The distinct clause diversifies search results by limiting how many documents from the same source appear together. Without it, high-scoring documents from one user can dominate an entire results page.
Syntax
dist_key:field,dist_count:1,dist_times:1,reserved:false.
|
Parameter |
Type |
Required |
Valid value |
Default value |
Description |
|
dist_key |
string |
Yes |
The field to scatter. |
||
|
dist_times |
int |
No |
1 |
The number of extractions. |
|
|
dist_count |
int |
No |
1 |
Documents extracted per round. |
|
|
reserved |
true/false |
No |
true/false |
true |
Whether to retain remaining documents after extraction. If set to false, remaining documents are discarded and the total match count becomes inaccurate. |
|
update_total_hit |
true/false |
No |
true/false |
false |
When reserved is false and update_total_hit is true, the system subtracts discarded documents from total_hit. The result may be inaccurate. When set to false, total_hit includes discarded documents. |
|
dist_filter |
string |
No |
A filter condition. Filtered documents skip scattering and sort with the first group of scattered results. By default, all documents are scattered. |
||
|
grade |
float |
No |
Score thresholds that classify documents into categories before scattering. Separate multiple thresholds with vertical bars (|). If omitted, all documents belong to one category. Example: grade:3.0 splits documents into two categories (scores below 3.0 and scores at or above 3.0). grade:3.0|5.0 creates three categories. Categories follow the same sort order as the first category. |
dist_count and dist_times examples
The following examples use six documents where id is the primary key and name is the field to scatter.
doc1: id:11 name:a
doc2: id:22 name:a
doc3: id:33 name:a
doc4: id:44 name:b
doc5: id:55 name:c
doc6: id:66 name:c
Example 1: distinct=dist_key:name,dist_count:2,dist_times:1,reserved:false. One round extracts two documents per group. Result: doc1, doc2, doc4, doc5, and doc6.
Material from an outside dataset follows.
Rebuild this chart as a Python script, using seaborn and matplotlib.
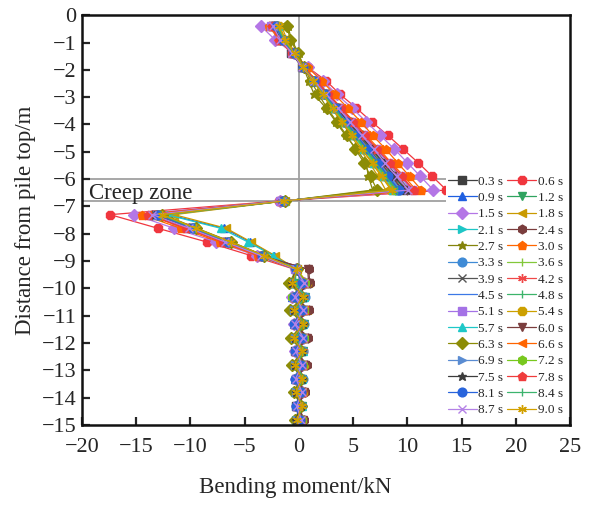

Example 2: distinct=dist_key:name,dist_count:1,dist_times:2,reserved:false. Two rounds extract one document per group each. Result: doc1, doc4, doc5, doc2, and doc6.
Example 3: distinct=dist_key:name,dist_count:1,dist_times:1,reserved:false. One round extracts one document per group. Result: doc1, doc4, and doc5.
Usage notes
-
The distinct clause is optional.
-
Fields used in a distinct clause must be configured as attribute fields in the application schema.
-
ARRAY fields are not supported. Only INT and LITERAL fields can be used.
-
Only one field can be specified to scatter.
-
Sorting does not remove duplicates. To deduplicate, use a distinct clause with the target field (such as title) and set dist_count:1, dist_times:1.
distinct uniq plug-in
When reserved is set to false, the total and viewtotal values become inaccurate, which can cause pagination errors. The distinct uniq plug-in fixes this when dist_times, dist_count, and reserved are set to 1, 1, and false. Add duniqfield:field to the kvpairs clause. Example: kvpairs=duniqfield:name.
Notes
-
The field value must match the dist_key value in the distinct clause.
-
The plug-in works only when dist_times, dist_count, and reserved are set to 1, 1, and false.
-
For performance reasons, the plug-in returns at most 5,000 results per query.
-
Queries that match millions of records may time out.
Examples
-
Search for documents containing "Zhejiang University" where create_time is greater than 1402301230. Scatter results by company_id with 10 rounds of 2 documents each. Extracted documents are ranked at the back.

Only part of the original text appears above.